If emissions of heat-trapping gases continue to accumulate in the atmosphere at the current rate, there may be many centuries of warming and a near total loss of Arctic tundra, according to a new climate study.

Over all, the world would experience profound transformations, some potentially beneficial but many disruptive, and all at a pace rarely seen in nature, said the authors of the new study, which was published yesterday in The Journal of Climate.

"The question is no longer whether we will need to address this problem, but when we will need to address the problem," said Kenneth Caldeira, an author of the study and a climate expert at the Department of Global Ecology of the Carneige Institution, based at Stanford University.

"We can either address it now, before we severely and irreversibly damage our climate, or we can wait until irreversible damage manifests itself strongly," Dr. Caldeira said. "If all we do is try to adapt, things will get worse and worse."

The paper's lead author, Bala Govindasamy of the Lawrence Livermore National Laboratory in California , said it might be 20 or 30 years before the scope of the human-caused changes became evident.

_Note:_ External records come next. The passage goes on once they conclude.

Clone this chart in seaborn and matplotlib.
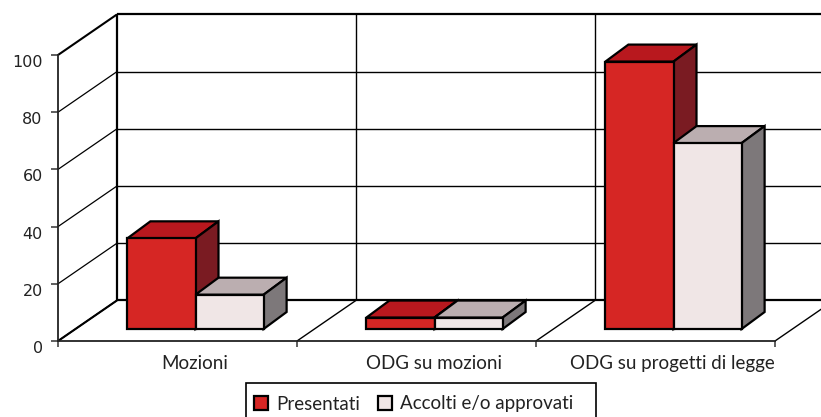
import matplotlib
matplotlib.use("Agg")
import matplotlib.pyplot as plt
from matplotlib.font_manager import FontProperties
from matplotlib.patches import Polygon, Rectangle
from matplotlib.ticker import FixedLocator, NullFormatter
import pandas as pd
import seaborn as sns

categories = ["Mozioni", "ODG su mozioni", "ODG su progetti di legge"]
presentati = [31.7, 4, 93.5]
accolti = [12, 4, 65]
series_names = ["Presentati", "Accolti e/o approvati"]
y_ticks = [0, 20, 40, 60, 80, 100]

front_colors = ["#D62624", "#F0E6E6"]
top_colors = ["#B8181E", "#BBAEB0"]
side_colors = ["#7A1B22", "#7D787A"]

df = pd.DataFrame({
    "categoria": categories * 2,
    "valore": presentati + accolti,
    "serie": [series_names[0]] * 3 + [series_names[1]] * 3,
})

W, H = 821, 417
sns.set_theme(style="white")
plt.rcParams["font.family"] = ["DejaVu Sans"]
fig = plt.figure(figsize=(W / 100, H / 100), dpi=100)
L, R, T, B = 58, 775, 55, 341
ax = fig.add_axes([L / W, 1 - B / H, (R - L) / W, (B - T) / H])

sns.barplot(data=df, x="categoria", y="valore", hue="serie", palette=front_colors,
            width=0.57, gap=0, saturation=1, edgecolor="black", linewidth=1.6, ax=ax, zorder=5)
ax.set_xlim(-0.5, 2.5)
ax.set_ylim(0, 100)

px_x = (R - L) / 3       # pixels per category
px_y = (B - T) / 100     # pixels per value unit
wall_dx, wall_dy = 59 / px_x, 40.6 / px_y
shift_dx, shift_dy = 18 / px_x, 12 / px_y
bar_dx, bar_dy = 23 / px_x, 17 / px_y

# Back walls and floor
line = dict(color="black", clip_on=False, zorder=1, solid_capstyle="butt")
for v in y_ticks:
    thick = v in (0, 100)
    ax.plot([-0.5, -0.5 + wall_dx], [v, v + wall_dy], lw=1.5 if thick else 0.9, **line)
    ax.plot([-0.5 + wall_dx, 2.5 + wall_dx], [v + wall_dy] * 2, lw=1.6 if thick else 1.0, **line)
for b in [-0.5, 0.5, 1.5, 2.5]:
    ax.plot([b, b + wall_dx], [0, wall_dy], lw=1.0, **line)
    ax.plot([b + wall_dx] * 2, [wall_dy, 100 + wall_dy], lw=1.6 if b == -0.5 else 1.0, **line)

# 3D faces on each bar, built from the bars' own geometry
edge = dict(edgecolor="black", linewidth=1.6, joinstyle="miter", clip_on=False)
for s, container in enumerate(ax.containers):
    for bar in container:
        x0, w, h = bar.get_x() + shift_dx, bar.get_width(), bar.get_height()
        y0 = shift_dy
        bar.set_x(x0)
        bar.set_y(y0)
        bar.set_clip_on(False)
        bar.set_zorder(5 + s * 2)
        x1, y1 = x0 + w, y0 + h
        ax.add_patch(Polygon([(x0, y1), (x1, y1), (x1 + bar_dx, y1 + bar_dy), (x0 + bar_dx, y1 + bar_dy)],
                             facecolor=top_colors[s], zorder=4 + s * 2, **edge))
        ax.add_patch(Polygon([(x1, y0), (x1, y1), (x1 + bar_dx, y1 + bar_dy), (x1 + bar_dx, y0 + bar_dy)],
                             facecolor=side_colors[s], zorder=4 + s * 2, **edge))

# Axes
for sp in ["top", "right"]:
    ax.spines[sp].set_visible(False)
for sp in ["left", "bottom"]:
    ax.spines[sp].set_linewidth(1.3)
    ax.spines[sp].set_color("#222222")
    ax.spines[sp].set_zorder(3)
ax.set_xlabel("")
ax.set_ylabel("")
ax.set_yticks(y_ticks)
ax.set_yticklabels([str(v) for v in y_ticks])
ax.tick_params(axis="y", length=5, width=1.1, color="#333333", pad=6, left=True, labelcolor="#222222")
for lab in ax.get_yticklabels():
    lab.set_fontproperties(FontProperties(family="DejaVu Sans", size=11.5))
    lab.set_verticalalignment("top")
ax.set_xticks([i + shift_dx - 0.003 for i in range(3)])
ax.set_xticklabels(categories)
ax.tick_params(axis="x", which="major", length=0, pad=10, labelcolor="#222222")
for lab in ax.get_xticklabels():
    lab.set_fontproperties(FontProperties(family="Lato", size=13.5))
ax.xaxis.set_minor_locator(FixedLocator([-0.5, 0.5, 1.5, 2.5]))
ax.xaxis.set_minor_formatter(NullFormatter())
ax.tick_params(axis="x", which="minor", length=4.3, width=1.1, color="#333333", bottom=True)

# Legend: the box runs off the bottom of the picture
handles, labels = ax.get_legend_handles_labels()
ax.get_legend().remove()
fig.add_artist(Rectangle((246 / W, 1 - 425 / H), 350 / W, 42 / H, transform=fig.transFigure,
                         facecolor="white", edgecolor="black", linewidth=1.2))
leg = fig.legend(handles, labels, ncol=2, loc="center left", bbox_to_anchor=(254 / W, 1 - 404 / H),
                 frameon=False, prop=FontProperties(family="Lato", size=13.5), handlelength=0.75,
                 handleheight=0.75, handletextpad=0.42, columnspacing=0.95, borderpad=0,
                 borderaxespad=0)
for t in leg.get_texts():
    t.set_color("#222222")
fig.savefig("out.png", dpi=100)
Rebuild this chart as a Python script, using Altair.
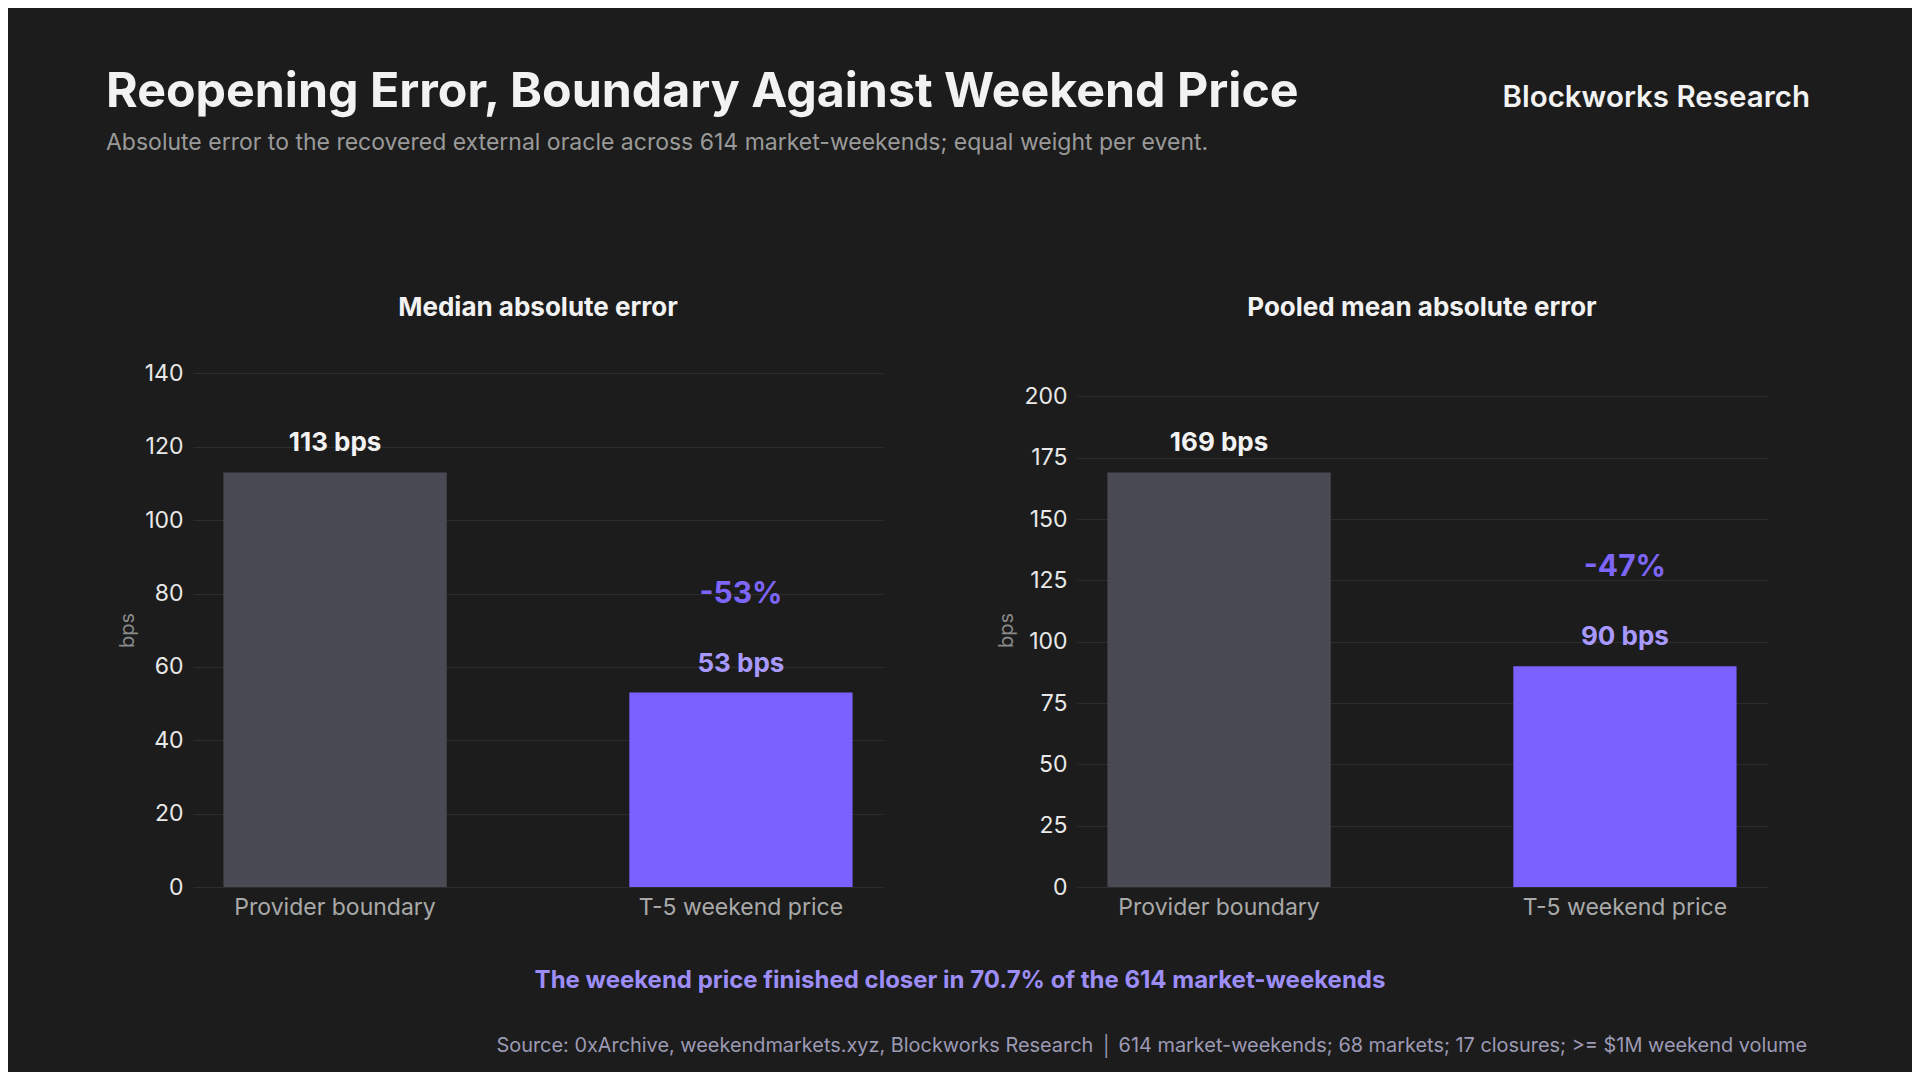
import altair as alt
import pandas as pd

# values
categories = ["Provider boundary", "T-5 weekend price"]
median_bps = [113, 53]
pooled_bps = [169, 90]
median_ticks = [0, 20, 40, 60, 80, 100, 120, 140]
pooled_ticks = [0, 25, 50, 75, 100, 125, 150, 175, 200]
median_change = ["", "-53%"]
pooled_change = ["", "-47%"]

title = "Reopening Error, Boundary Against Weekend Price"
subtitle = ("Absolute error to the recovered external oracle across 614 "
            "market-weekends; equal weight per event.")
brand = "Blockworks Research"
note = "The weekend price finished closer in 70.7% of the 614 market-weekends"
source = ("Source: 0xArchive, weekendmarkets.xyz, Blockworks Research  \u2502  "
          "614 market-weekends; 68 markets; 17 closures; >= $1M weekend volume")

FONT = "Inter"
W, H = 690, 514
GRAY_BAR = "#4a4a54"
PURPLE = "#7b61ff"


def text_layer(txt, x, y, size, color, weight="normal", align="left"):
    return alt.Chart(pd.DataFrame({"t": [txt]})).mark_text(
        font=FONT, fontSize=size, fontWeight=weight, color=color,
        align=align, baseline="alphabetic"
    ).encode(text="t:N", x=alt.value(x), y=alt.value(y))


def panel(values, ticks, change, name):
    df = pd.DataFrame({
        "cat": categories,
        "bps": values,
        "label": [f"{v} bps" for v in values],
        "change": change,
    })
    top = max(values) * 1.24

    base = alt.Chart(df).encode(
        x=alt.X("cat:N", sort=categories, title=None,
                scale=alt.Scale(paddingInner=0.45, paddingOuter=0.075),
                axis=alt.Axis(labelAngle=0, domain=False, ticks=False,
                              labelColor="#a9a9a9", labelFontSize=23,
                              labelPadding=9, labelFont=FONT, labelLimit=0)),
        y=alt.Y("bps:Q", scale=alt.Scale(domain=[0, top], nice=False),
                axis=alt.Axis(values=ticks, title="bps", grid=True,
                              gridColor="#2d2d2d", domain=False, ticks=False,
                              labelColor="#e8e8e8", labelFontSize=23,
                              labelPadding=10, labelFont=FONT,
                              titleColor="#8a8a8a", titleFontSize=20,
                              titleFontWeight="normal", titleFont=FONT,
                              titlePadding=7)),
    )

    is_first = alt.datum.cat == categories[0]

    bars = base.mark_bar().encode(
        color=alt.condition(is_first, alt.value(GRAY_BAR), alt.value(PURPLE))
    )

    values_text = base.mark_text(
        font=FONT, fontSize=26, fontWeight="bold", baseline="alphabetic", dy=-21
    ).encode(
        text="label:N",
        color=alt.condition(is_first, alt.value("#f2f2f2"), alt.value("#a899ff")),
    )

    change_text = base.mark_text(
        font=FONT, fontSize=30, fontWeight="bold", baseline="alphabetic",
        dy=-90, color="#7d65f7"
    ).encode(text="change:N").transform_filter(alt.datum.change != "")

    head = text_layer(name, W / 2, -57, 26, "#f2f2f2", "bold", "center")

    return alt.layer(bars, values_text, change_text, head).properties(
        width=W, height=H
    )


left = panel(median_bps, median_ticks, median_change, "Median absolute error")
right = panel(pooled_bps, pooled_ticks, pooled_change, "Pooled mean absolute error")

# page texts, placed relative to the left plot area
overlay = alt.layer(
    text_layer(title, -87, -266.5, 48.3, "#f2f2f2", "bold"),
    text_layer(subtitle, -87, -223, 23, "#9a9a9a"),
    text_layer(brand, 1617, -266, 29.5, "#f2f2f2", 600, "right"),
    text_layer(note, 767, 615, 24, "#9d8df6", "bold", "center"),
    text_layer(source, 1614, 679, 19.9, "#9c9ab4", "normal", "right"),
)

left = alt.layer(left, overlay)

chart = alt.hconcat(left, right, spacing=194, bounds="flush").properties(
    padding={"left": 98, "top": 59, "right": 102, "bottom": 16}
).configure(
    background="#1c1c1c"
).configure_view(
    stroke=None
)

chart.save("out.html", embed_options={"renderer": "svg", "actions": False})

The researchers ran a computer model that simulates the climate system and the flow of heat-trapping carbon into the air in the form of carbon dioxide, then back into soils and the ocean.

Most simulations of the potential human impact on climate have been confined to studying the next 100 years or so, but in this case the scientists started the calculations with the year 1870 and let the computers churn away through 2300. The authors emphasized that uncertainties were high over such a time span and said the study was intended to illustrate broad consequences rather than project specific ones.

In the simulation, the atmospheric concentration of carbon dioxide rises about 0.45 percent a year through 2300. That is slightly less than the current rate, about 0.5 percent. But even at the lower rate, the concentration of carbon dioxide would double from preindustrial levels by 2070, triple by 2116 and quadruple by 2160.

The results are sobering, Dr. Caldeira and other climate experts said, because the computer model used in the study tends to produce less warming from a greenhouse-gas buildup than many climate simulations run by other research teams.

Consistent with many other studies, the model showed that the Arctic would see the most warming, with average annual temperatures in many parts of Arctic Russia and northern North America rising by more than 25 degrees by around 2100. Antarctica's temperatures would rise sharply around 2200.

In the simulation, the scrubby Arctic tundra largely vanishes as climate zones shift hundreds of miles north. Tundra would decline to 1.8 percent of the world's land area from about 8 percent. In the model, Alaska loses almost all of its evergreen boreal forests and becomes a largely temperate state.

Vast stretches of land would open up. The area beneath ice would diminish to 4.8 percent of the planet's total land area, from 13.3 percent.

Several climate scientists not associated with the study said its main benefit was akin to the visions of possible futures experienced by Ebenezer Scrooge in "A Christmas Carol."

"It's a cautionary tale," said Gerald A. Meehl, a climate modeler at the National Center for Atmospheric Research in Boulder, Colo., who has conducted similar studies. "The message is not to give up because the changes appear overwhelming, but instead the message should be the longer we wait to do something, the worse the consequences."